Step 2: Key Formula or Approach:
1. Parametric form of parabola: Any point on the parabola \(x^2=4ay\) can be represented as \((2at, at^2)\). For \(x^2=4y\), \(a=1\), so a point Q is \((2t, t^2)\).
2. Section Formula: If a point P(h,k) divides the line segment joining \(A(x_1, y_1)\) and \(B(x_2, y_2)\) in the ratio m:n, then \(P = \left(\frac{mx_2+nx_1}{m+n}, \frac{my_2+ny_1}{m+n}\right)\).
3. Equation of chord bisected at a point: The equation of the chord of a conic \(S=0\) which is bisected at the point \((x_1, y_1)\) is given by \(T = S_1\), where T is the expression for the tangent at \((x_1, y_1)\) and \(S_1\) is the value of the conic's expression at \((x_1, y_1)\).
Step 3: Detailed Explanation:
Part 1: Finding the locus of P.
The parabola is \(x^2=4y\). The vertex is O(0,0).
Let any point on the parabola be Q\((2t, t^2)\).
The point P(h,k) divides the segment OQ in the ratio 2:3.
Using the section formula:
\[ h = \frac{2(2t) + 3(0)}{2+3} = \frac{4t}{5} \implies t = \frac{5h}{4} \] \[ k = \frac{2(t^2) + 3(0)}{2+3} = \frac{2t^2}{5} \] To find the locus, we eliminate the parameter \(t\). Substitute \(t\) from the first equation into the second:
\[ k = \frac{2}{5} \left(\frac{5h}{4}\right)^2 = \frac{2}{5} \frac{25h^2}{16} = \frac{5h^2}{8} \] So, \(8k = 5h^2\). The locus of P is the conic C: \(5x^2 = 8y\), or \(5x^2 - 8y = 0\).
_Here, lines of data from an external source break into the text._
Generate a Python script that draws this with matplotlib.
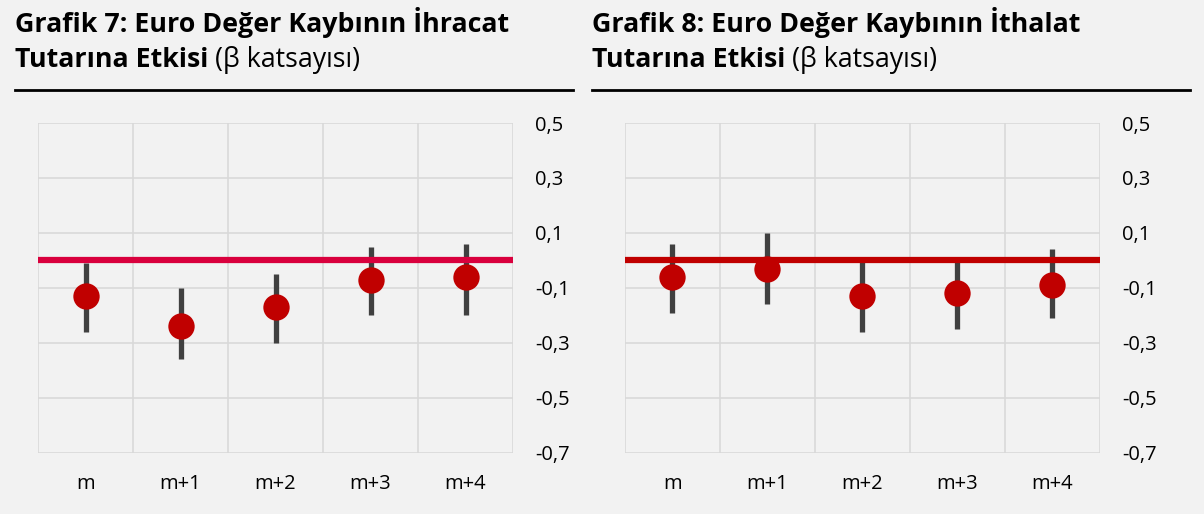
import matplotlib.pyplot as plt
from matplotlib.ticker import FuncFormatter

plt.rcParams['font.family'] = ['Open Sans', 'DejaVu Sans']

# Data
categories = ['m', 'm+1', 'm+2', 'm+3', 'm+4']

exp_beta = [-0.13, -0.24, -0.17, -0.07, -0.06]
exp_low = [-0.26, -0.36, -0.30, -0.20, -0.20]
exp_high = [-0.01, -0.10, -0.05, 0.05, 0.06]

imp_beta = [-0.06, -0.03, -0.13, -0.12, -0.09]
imp_low = [-0.19, -0.16, -0.26, -0.25, -0.21]
imp_high = [0.06, 0.10, 0.00, 0.00, 0.04]

yticks = [0.5, 0.3, 0.1, -0.1, -0.3, -0.5, -0.7]

titles = [('Grafik 7: Euro Değer Kaybının İhracat', 'Tutarına Etkisi'),
          ('Grafik 8: Euro Değer Kaybının İthalat', 'Tutarına Etkisi')]
subtitle = ' (β katsayısı)'

bg = '#f2f2f2'
fig = plt.figure(figsize=(12.04, 5.14), dpi=100, facecolor=bg)


def panel(left, beta, low, high, zero_color, title, tx, line_w):
    ax = fig.add_axes([left, 0.1187, 0.3945, 0.642], facecolor=bg)
    x = list(range(len(categories)))
    # error bars (confidence band)
    ax.vlines(x, low, high, color='#404040', lw=3.8, zorder=3)
    ax.axhline(0, color=zero_color, lw=4.5, zorder=4)
    ax.scatter(x, beta, s=360, color='#c00000', zorder=5, linewidths=0)

    ax.set_xlim(-0.5, len(categories) - 0.5)
    ax.set_ylim(-0.7, 0.5)
    ax.set_yticks(yticks)
    ax.yaxis.set_major_formatter(FuncFormatter(lambda v, p: f'{v:.1f}'.replace('.', ',')))
    ax.yaxis.tick_right()
    ax.set_xticks(x)
    ax.set_xticklabels(categories)
    ax.set_xticks([i - 0.5 for i in range(len(categories) + 1)], minor=True)
    ax.tick_params(axis='both', which='both', length=0, labelsize=14.5, colors='#000000')
    ax.tick_params(axis='y', pad=16)
    ax.tick_params(axis='x', pad=15)
    ax.grid(True, axis='y', which='major', color='#d9d9d9', lw=1.2)
    ax.grid(True, axis='x', which='minor', color='#d9d9d9', lw=1.2)
    ax.grid(False, axis='x', which='major')
    for s in ax.spines.values():
        s.set_visible(False)

    # title block above the panel
    fig.text(tx, 0.9377, title[0], fontsize=19.3, fontweight='bold', va='baseline')
    t2 = fig.text(tx, 0.8696, title[1], fontsize=19.3, fontweight='bold', va='baseline')
    fig.canvas.draw()
    bb = t2.get_window_extent()
    fig.text(bb.x1 / fig.bbox.width, 0.8696, subtitle, fontsize=19.3, va='baseline')
    fig.add_artist(plt.Line2D([tx, tx + line_w], [0.825, 0.825], color='black', lw=2,
                              transform=fig.transFigure))
    return ax


panel(0.0316, exp_beta, exp_low, exp_high, '#d9003d', titles[0], 0.0125, 0.4635)
panel(0.519, imp_beta, imp_low, imp_high, '#c00000', titles[1], 0.4917, 0.4967)

fig.savefig('out.png', dpi=100, facecolor=bg)
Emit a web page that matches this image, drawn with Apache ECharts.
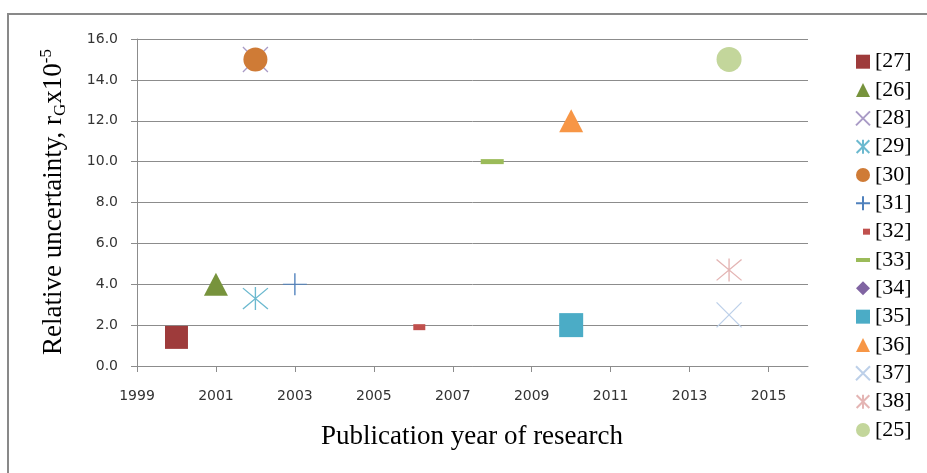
<!DOCTYPE html>
<html>
<head>
<meta charset="utf-8">
<script src="https://cdn.jsdelivr.net/npm/echarts@6/dist/echarts.min.js"></script>
<style>
html,body{margin:0;padding:0;background:#fff;}
#chart{width:927px;height:473px;}
</style>
</head>
<body>
<div id="chart"></div>
<script>
// ---- data ----
const seriesNames = ['[27]','[26]','[28]','[29]','[30]','[31]','[32]','[33]','[34]','[35]','[36]','[37]','[38]','[25]'];
const years       = [2000, 2001, 2002, 2002, 2002, 2003, 2006, 2008, null, 2010, 2010, 2014, 2014, 2014];
const uncertainty = [1.4,  4.0,  15.0, 3.3,  15.0, 4.0,  1.9,  10.0, null, 2.0,  12.0, 2.5,  4.7,  15.0];
const yearStart = 1999;
const yearEnd = 2016;
const yearStep = 2;
const yMin = 0, yMax = 16, yStep = 2;

// ---- styles ----
const X_PATH = 'path://M0,0L10,10M10,0L0,10';
const STAR_PATH = 'path://M0,0L10,10M10,0L0,10M5,-0.5L5,10.5';
const PLUS_PATH = 'path://M0,5L10,5M5,0L5,10';
const markerSymbols = ['rect','triangle',X_PATH,STAR_PATH,'circle',PLUS_PATH,'rect','rect','diamond','rect','triangle',X_PATH,STAR_PATH,'circle'];
const markerSizes = [23,[24,23],25,[25,23],24,[24,22],[12,6],[23,5],14,24,[24,23],25,[25,23],25];
const markerOffsets = [[0,0],[0,0],[0,0],[0,0],[0,0],[0,0],[6,0],[0,0],[0,0],[0,0],[0,0],[0,0],[0,0],[0,0]];
const markerColors = ['#9E3B3B','#77933C','#A99BC6','#6CB9CF','#CF7B36','#4F81BD','#C0504D','#9BBB59','#8064A2','#4BACC6','#F79646','#BDD0E9','#E4B5B4','#C3D69B'];
const strokeOnly = [false,false,true,true,false,true,false,false,false,false,false,true,true,false];
const legendIcons = ['rect','triangle',X_PATH,STAR_PATH,'circle',PLUS_PATH,
  'path://M0,0M14,14M7,4h7v6h-7z','path://M0,0M14,14M0,5h14v4h-14z',
  'diamond','rect','triangle',X_PATH,STAR_PATH,'circle'];

const series = seriesNames.map((name, i) => ({
  name: name,
  type: 'scatter',
  data: years[i] == null ? [] : [[years[i] - yearStart, uncertainty[i]]],
  symbol: markerSymbols[i],
  symbolSize: markerSizes[i],
  symbolOffset: markerOffsets[i],
  z: 2 + i,
  itemStyle: strokeOnly[i]
    ? { color: 'rgba(0,0,0,0)', borderColor: markerColors[i], borderWidth: 1.3, opacity: 1 }
    : { color: markerColors[i], opacity: 1 },
  emphasis: { disabled: true }
}));

const chart = echarts.init(document.getElementById('chart'), null, { renderer: 'canvas' });
chart.setOption({
  animation: false,
  backgroundColor: '#ffffff',
  grid: { left: 137, right: 119, top: 39, bottom: 107, containLabel: false, outerBoundsMode: 'none' },
  xAxis: {
    type: 'value',
    min: 0,
    max: yearEnd - yearStart,
    interval: yearStep,
    splitLine: { show: false },
    axisLine: { show: true, lineStyle: { color: '#8c8c8c', width: 1 } },
    axisTick: { show: true, inside: false, length: 6, lineStyle: { color: '#8c8c8c' } },
    axisLabel: {
      margin: 23,
      color: '#333',
      fontFamily: 'DejaVu Sans',
      fontSize: 14,
      showMaxLabel: false,
      formatter: v => String(v + yearStart)
    }
  },
  yAxis: {
    type: 'value',
    min: yMin,
    max: yMax,
    interval: yStep,
    splitLine: { show: true, lineStyle: { color: '#8c8c8c', width: 1 } },
    axisLine: { show: true, lineStyle: { color: '#8c8c8c', width: 1 } },
    axisTick: { show: true, inside: false, length: 6, lineStyle: { color: '#8c8c8c' } },
    axisLabel: {
      margin: 19,
      color: '#333',
      fontFamily: 'DejaVu Sans',
      fontSize: 14,
      formatter: v => v.toFixed(1)
    }
  },
  legend: {
    orient: 'vertical',
    left: 855,
    top: 50.7,
    padding: 0,
    itemWidth: 14,
    itemHeight: 14,
    itemGap: 6.33,
    selectedMode: false,
    textStyle: { fontFamily: 'Liberation Serif', fontSize: 22, lineHeight: 22, color: '#000' },
    data: seriesNames.map((n, i) => ({ name: n, icon: legendIcons[i] }))
  },
  graphic: [
    {
      type: 'rect',
      shape: { x: 8, y: 14, width: 1200, height: 1200 },
      style: { fill: 'none', stroke: '#898989', lineWidth: 2 },
      silent: true, z: -10
    },
    {
      type: 'text',
      x: 54, y: 202,
      rotation: Math.PI / 2,
      style: {
        text: '{a|Relative uncertainty, r}{s|G}{a|x10}{p|-5}',
        align: 'center',
        verticalAlign: 'middle',
        fill: '#000',
        rich: {
          a: { fontFamily: 'Liberation Serif', fontSize: 27, fill: '#000' },
          s: { fontFamily: 'Liberation Serif', fontSize: 17, fill: '#000', padding: [13, 0, 0, 0] },
          p: { fontFamily: 'Liberation Serif', fontSize: 17, fill: '#000', padding: [0, 0, 14, 0] }
        }
      },
      silent: true
    },
    {
      type: 'text',
      x: 472, y: 437,
      style: {
        text: 'Publication year of research',
        align: 'center',
        verticalAlign: 'middle',
        fontFamily: 'Liberation Serif',
        fontSize: 27,
        fill: '#000'
      },
      silent: true
    }
  ],
  series: series
});
</script>
</body>
</html>
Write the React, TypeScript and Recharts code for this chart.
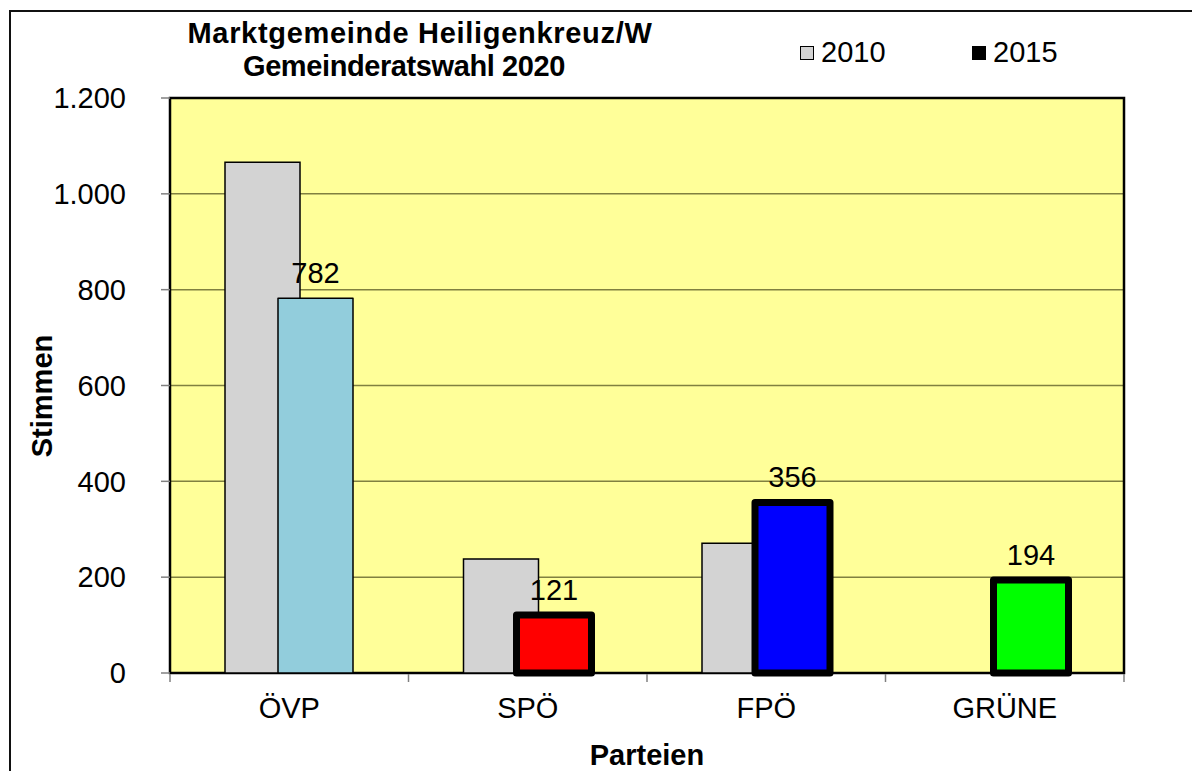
import {
  BarChart,
  Bar,
  XAxis,
  YAxis,
  CartesianGrid,
  Cell,
  LabelList,
  Legend,
  ReferenceArea,
} from "recharts";

const parties = ["ÖVP", "SPÖ", "FPÖ", "GRÜNE"];
const votes2010 = [1066, 238, 271, null];
const votes2015 = [782, 121, 356, 194];
const yTicks = [0, 200, 400, 600, 800, 1000, 1200];
const partyEdges = [0, 1, 2, 3, 4];

const colors2015 = ["#92cddc", "#ff0000", "#0000ff", "#00ff00"];
const borders2015 = [1.5, 7, 7, 7];

const FONT = "'Liberation Sans', Arial, sans-serif";

const data = parties.map((party, i) => ({
  party,
  edge: i,
  "2010": votes2010[i],
  "2015": votes2015[i],
}));

// 1200 -> "1.200"
const fmtDE = (v: number) =>
  v >= 1000
    ? `${Math.floor(v / 1000)}.${String(v % 1000).padStart(3, "0")}`
    : `${v}`;

const LegendContent = ({ payload }: any) => (
  <div style={{ display: "flex" }}>
    {(payload ?? []).map((p: any) => (
      <div
        key={p.value}
        style={{
          display: "flex",
          alignItems: "center",
          width: 172,
          fontSize: 29,
          lineHeight: "29px",
          color: "#000",
        }}
      >
        <span
          style={{
            display: "inline-block",
            width: 12,
            height: 12,
            border: "1.5px solid #000",
            background: p.color,
            marginRight: 7,
          }}
        />
        {p.value}
      </div>
    ))}
  </div>
);

export default function App() {
  return (
    <div
      style={{
        position: "absolute",
        left: 0,
        top: 0,
        width: 1192,
        height: 771,
        overflow: "hidden",
        background: "#fff",
        fontFamily: FONT,
      }}
    >
      <style>{`body{margin:0}`}</style>
      <div
        style={{
          position: "absolute",
          left: 9,
          top: 10,
          width: 1300,
          height: 900,
          border: "2px solid #111",
        }}
      />
      <BarChart
        width={1192}
        height={771}
        data={data}
        barGap={-22}
        margin={{ top: 98, right: 68, left: 0, bottom: 96 }}
        style={{ position: "absolute", left: 0, top: 0 }}
      >
        <CartesianGrid
          vertical={false}
          fill="#ffff99"
          fillOpacity={1}
          stroke="#808040"
          strokeWidth={1.5}
        />
        <XAxis
          dataKey="party"
          height={1}
          axisLine={false}
          tickLine={false}
          tickSize={8}
          tickMargin={16}
          tick={{ fill: "#000", fontSize: 29 }}
        />
        <XAxis
          xAxisId="edges"
          type="number"
          dataKey="edge"
          domain={[0, 4]}
          ticks={partyEdges}
          allowDataOverflow
          height={1}
          tick={() => <g />}
          axisLine={false}
          tickSize={8}
          tickLine={{ stroke: "#808080", strokeWidth: 1.5 }}
        />
        <YAxis
          width={170}
          domain={[0, 1200]}
          ticks={yTicks}
          tickFormatter={fmtDE}
          axisLine={false}
          tickSize={9}
          tickMargin={35}
          tickLine={{ stroke: "#808080", strokeWidth: 1.5 }}
          tick={{ fill: "#000", fontSize: 29 }}
        />
        <ReferenceArea
          y1={0}
          y2={1200}
          fill="none"
          stroke="#000"
          strokeWidth={2.5}
        />
        <Legend
          layout="vertical"
          align="center"
          verticalAlign="middle"
          wrapperStyle={{ top: 38, left: 800, width: 360 }}
          content={<LegendContent />}
        />
        <Bar
          dataKey="2010"
          fill="#d3d3d3"
          stroke="#000"
          strokeWidth={1.5}
          barSize={75}
          isAnimationActive={false}
        />
        <Bar
          dataKey="2015"
          fill="#000"
          stroke="#000"
          barSize={75}
          isAnimationActive={false}
        >
          {data.map((d, i) => (
            <Cell
              key={d.party}
              fill={colors2015[i]}
              stroke="#000"
              strokeWidth={borders2015[i]}
              strokeLinejoin="round"
            />
          ))}
          <LabelList
            dataKey="2015"
            position="top"
            offset={15}
            fill="#000"
            fontSize={29}
          />
        </Bar>
      </BarChart>
      <svg
        width={1192}
        height={771}
        style={{ position: "absolute", left: 0, top: 0, pointerEvents: "none" }}
        fontFamily={FONT}
        fontWeight="bold"
        fontSize={29}
        fill="#000"
      >
        <text x={420} y={43} textAnchor="middle" letterSpacing={0.7}>
          Marktgemeinde Heiligenkreuz/W
        </text>
        <text x={404} y={76} textAnchor="middle" letterSpacing={-0.4}>
          Gemeinderatswahl 2020
        </text>
        <text x={52} y={396} textAnchor="middle" transform="rotate(-90 52 396)">
          Stimmen
        </text>
        <text x={647} y={765} textAnchor="middle">
          Parteien
        </text>
      </svg>
    </div>
  );
}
Part 2: Finding the equation of the chord.
The conic C is \(S \equiv 5x^2 - 8y = 0\).
The chord is bisected at the point \((x_1, y_1) = (1, 2)\).
We use the formula \(T = S_1\).
To find T, we replace \(x^2 \to xx_1\), \(y \to \frac{y+y_1}{2}\) in the equation of the conic.
\[ T \equiv 5(x \cdot x_1) - 8\left(\frac{y+y_1}{2}\right) = 5x(1) - 4(y+2) = 5x - 4y - 8 \] To find \(S_1\), we substitute \((x_1, y_1)\) into the equation of the conic.
\[ S_1 \equiv 5x_1^2 - 8y_1 = 5(1)^2 - 8(2) = 5 - 16 = -11 \] Now, set \(T = S_1\):
\[ 5x - 4y - 8 = -11 \] \[ 5x - 4y + 3 = 0 \] Step 4: Final Answer:
The equation of the chord of the conic C bisected at (1, 2) is \(5x-4y+3=0\).